As we discussed above, it is worth emphasizing that the effective SFE γe dominates the SF size rather than γ0 for dislocation arrays. However, this point has not received much attention in earlier work. For example, since γ0 decreases sharply with the increase in Al content in Cu–Al alloys, it is generally thought that it becomes difficult to operate cross-slip [2, 11]. This is not the case, however, at least for dislocation arrays. Instead, these arrays could enhance γe rapidly and then facilitate cross-slip. In Cu–Al alloys, Li et al. recently proposed a unified factor \((\alpha = {{48\pi \gamma_{0} y_{\text{s}} } \mathord{\left/ {\vphantom {{48\pi \gamma_{0} y_{\text{s}} } {(3Gb^{2} }}} \right. \kern-0pt} {(3Gb^{2} }})\), where ys denotes the annihilation distance, while the other parameters are the same as defined in this work) that is proportional to γ0 to evaluate the dislocation evolution in fatigue. However, γ0 should be revised by γe because dislocation arrays are assumed to be the dominant microstructure in their theory. Besides, the simulations of Chassagne et al. [20] indicated that screw dislocations could cross-slip or cross over twin boundary. This could be quantified by the critical applied shear stress which depends on γ0 for an isolated dislocation. However, it is seen from their experimental observations (Fig. 8 in Ref. [20]) that screw dislocations are usually grouped into arrays. Therefore, it is reasonable to choose γ e rather than γ0 in Eq. (4) in Ref. [20] when correlating their criterion with experimental results.

5 Conclusion

In summary, the effective SFE for dislocation arrays is quantitatively analyzed within the framework of the elasticity theory of dislocations, and its general formula is verified by atomistic simulations.
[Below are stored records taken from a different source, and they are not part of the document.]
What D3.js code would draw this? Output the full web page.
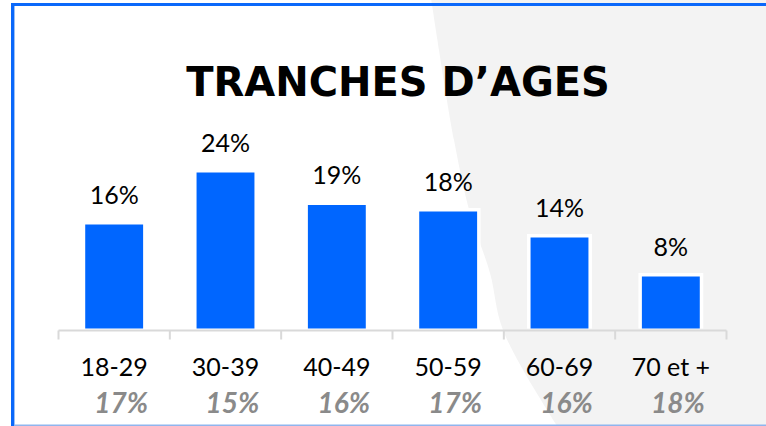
<!DOCTYPE html>
<html>
<head>
<meta charset="utf-8">
<script src="https://cdn.jsdelivr.net/npm/d3@7"></script>
<style>
  html, body { margin: 0; padding: 0; background: #ffffff; }
  svg { display: block; }
  text { font-family: Lato, "Open Sans", sans-serif; }
</style>
</head>
<body>
<svg id="chart" width="766" height="426"></svg>
<script>
// Age groups and their share of respondents
const categories = ["18-29", "30-39", "40-49", "50-59", "60-69", "70 et +"];
const shares = [16, 24, 19, 18, 14, 8];
// Reference share shown in grey under each age group
const referenceShares = [17, 15, 16, 17, 16, 18];
const title = "TRANCHES D\u2019AGES";

const W = 766, H = 426;
const svg = d3.select("#chart");

// Page background: white with a soft grey curved panel on the right
svg.append("rect").attr("width", W).attr("height", H).attr("fill", "#ffffff");
const panelEdge = [[431, -2], [454, 140], [470, 213], [490, 273], [503, 330], [557, 426], [566, 440]];
const edgeLine = d3.line().curve(d3.curveCatmullRom.alpha(0.5));
svg.append("path")
  .attr("d", edgeLine(panelEdge) + `L${W + 2},440L${W + 2},-2Z`)
  .attr("fill", "#f3f3f3");

// Frame lines
svg.append("rect").attr("x", 11).attr("y", 3).attr("width", W - 11).attr("height", 3).attr("fill", "#0a68fa");
svg.append("rect").attr("x", 11).attr("y", 3).attr("width", 3).attr("height", H - 3).attr("fill", "#0a68fa");
svg.append("rect").attr("x", 14).attr("y", 6).attr("width", 1).attr("height", H - 6).attr("fill", "#9cc0f5");
svg.append("rect").attr("x", 14).attr("y", 424.5).attr("width", W - 14).attr("height", 1.5).attr("fill", "#8fb5ee");

// Title
svg.append("text")
  .attr("x", 398).attr("y", 96)
  .attr("text-anchor", "middle")
  .style("font-family", "'DejaVu Sans', sans-serif")
  .attr("font-size", 40).attr("font-weight", 700)
  .attr("fill", "#000")
  .text(title);

// Scales
const x = d3.scaleBand()
  .domain(categories)
  .range([58.5, 726.5])
  .paddingInner(0.48)
  .paddingOuter(0.24);

const y = d3.scaleLinear()
  .domain([0, 24])
  .range([328.5, 172.5]);

const data = categories.map((c, i) => ({ cat: c, v: shares[i], ref: referenceShares[i] }));

// Bars: white halo behind a blue fill
const bars = svg.append("g");
bars.selectAll("rect.halo")
  .data(data).join("rect")
  .attr("class", "halo")
  .attr("x", d => x(d.cat) - 3.5)
  .attr("y", d => y(d.v) - 3.5)
  .attr("width", x.bandwidth() + 7)
  .attr("height", d => y(0) - y(d.v) + 3.5)
  .attr("fill", "#ffffff");
bars.selectAll("rect.bar")
  .data(data).join("rect")
  .attr("class", "bar")
  .attr("x", d => x(d.cat))
  .attr("y", d => y(d.v))
  .attr("width", x.bandwidth())
  .attr("height", d => y(0) - y(d.v))
  .attr("fill", "#0066ff");

// Category axis with ticks on band boundaries
const axisY = 330.5;
const gap = x.step() - x.bandwidth();
const bounds = categories.map(c => x(c) - gap / 2).concat([x.range()[1]]);
const axis = svg.append("g").attr("stroke", "#d9d9d9").attr("stroke-width", 2);
axis.append("line")
  .attr("x1", x.range()[0]).attr("x2", x.range()[1])
  .attr("y1", axisY).attr("y2", axisY);
axis.selectAll("line.tick")
  .data(bounds).join("line")
  .attr("class", "tick")
  .attr("x1", d => d).attr("x2", d => d)
  .attr("y1", axisY).attr("y2", axisY + 9);

// Value labels above bars
svg.append("g").selectAll("text")
  .data(data).join("text")
  .attr("x", d => x(d.cat) + x.bandwidth() / 2)
  .attr("y", d => y(d.v) - 21)
  .attr("text-anchor", "middle")
  .attr("font-size", 25)
  .attr("fill", "#000")
  .text(d => d.v + "%");

// Category labels
svg.append("g").selectAll("text")
  .data(data).join("text")
  .attr("x", d => x(d.cat) + x.bandwidth() / 2)
  .attr("y", 376)
  .attr("text-anchor", "middle")
  .attr("font-size", 25)
  .attr("fill", "#000")
  .text(d => d.cat);

// Reference shares in grey italics
svg.append("g").selectAll("text")
  .data(data).join("text")
  .attr("x", d => x(d.cat) + x.bandwidth() / 2 + 7)
  .attr("y", 413)
  .attr("text-anchor", "middle")
  .attr("font-size", 28)
  .attr("font-weight", 700)
  .attr("font-style", "italic")
  .attr("fill", "#8a8a8a")
  .text(d => d.ref + "%");
</script>
</body>
</html>
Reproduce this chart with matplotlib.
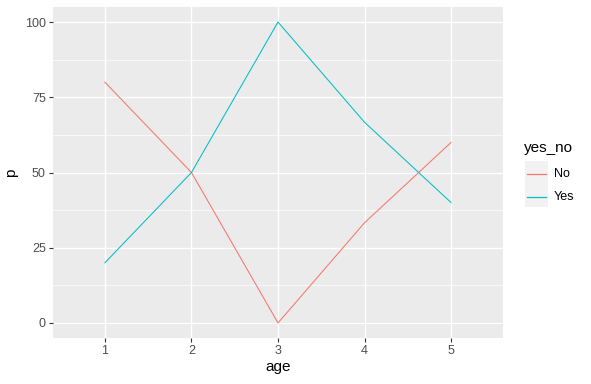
import matplotlib
matplotlib.use("Agg")
import matplotlib.pyplot as plt
from matplotlib.lines import Line2D
from matplotlib.patches import Rectangle

ages = [1, 2, 3, 4, 5]
series_names = ["No", "Yes"]
no_vals = [80, 50, 0, 33.3, 60]
yes_vals = [20, 50, 100, 66.7, 40]
y_ticks = [0, 25, 50, 75, 100]
colors = {"No": "#F8766D", "Yes": "#00BFC4"}

plt.rcParams['font.family'] = ['Liberation Sans', 'DejaVu Sans']

W, H = 591, 384
fig = plt.figure(figsize=(W / 100, H / 100), dpi=100)
L, R, T, B = 53, 503, 7, 338
ax = fig.add_axes([L / W, 1 - B / H, (R - L) / W, (B - T) / H])
ax.set_facecolor("#EBEBEB")
for s in ax.spines.values():
    s.set_visible(False)

ax.set_xlim(0.4, 5.6)
ax.set_ylim(-5, 105)
ax.set_xticks(ages)
ax.set_xticklabels([str(a) for a in ages])
ax.set_yticks(y_ticks)
ax.set_yticks([12.5, 37.5, 62.5, 87.5], minor=True)
ax.grid(which="major", color="white", linewidth=1.0)
ax.grid(which="minor", axis="y", color="white", linewidth=0.5)
ax.set_axisbelow(True)
ax.tick_params(axis="both", which="major", colors="#333333", length=2.7, width=0.8,
               labelsize=9, labelcolor="#4D4D4D", pad=2.5)
ax.tick_params(axis="both", which="minor", length=0)

ax.plot(ages, no_vals, color=colors["No"], linewidth=0.75, zorder=3)
ax.plot(ages, yes_vals, color=colors["Yes"], linewidth=0.75, zorder=3)

ax.set_xlabel("age", fontsize=11, color="black", labelpad=2)
ax.set_ylabel("p", fontsize=11, color="black", labelpad=5)

# legend
def fx(x): return x / W
def fy(y): return 1 - y / H
fig.text(fx(524), fy(148), "yes_no", fontsize=11, va="center", ha="left")
rect = Rectangle((fx(525), fy(207)), (548 - 525) / W, (207 - 161) / H,
                 transform=fig.transFigure, facecolor="#F2F2F2",
                 edgecolor="none", zorder=1)
fig.add_artist(rect)
for name, yy in zip(series_names, [174, 197]):
    ln = Line2D([fx(527), fx(546)], [fy(yy), fy(yy)], transform=fig.transFigure,
                color=colors[name], linewidth=0.9, zorder=5)
    fig.add_artist(ln)
    fig.text(fx(554), fy(yy), name, fontsize=9, va="center", ha="left", color="black")

fig.savefig("out.png", dpi=100)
It is found that the effective SFE of dislocation arrays is much different from that of isolated dislocations, and thus it has to be considered when analyzing cross-slip and pile-ups of dislocations. In more general case, dislocation configurations (arrays) could dominate many dislocation behaviors in fcc alloys and this can be the subject of future work.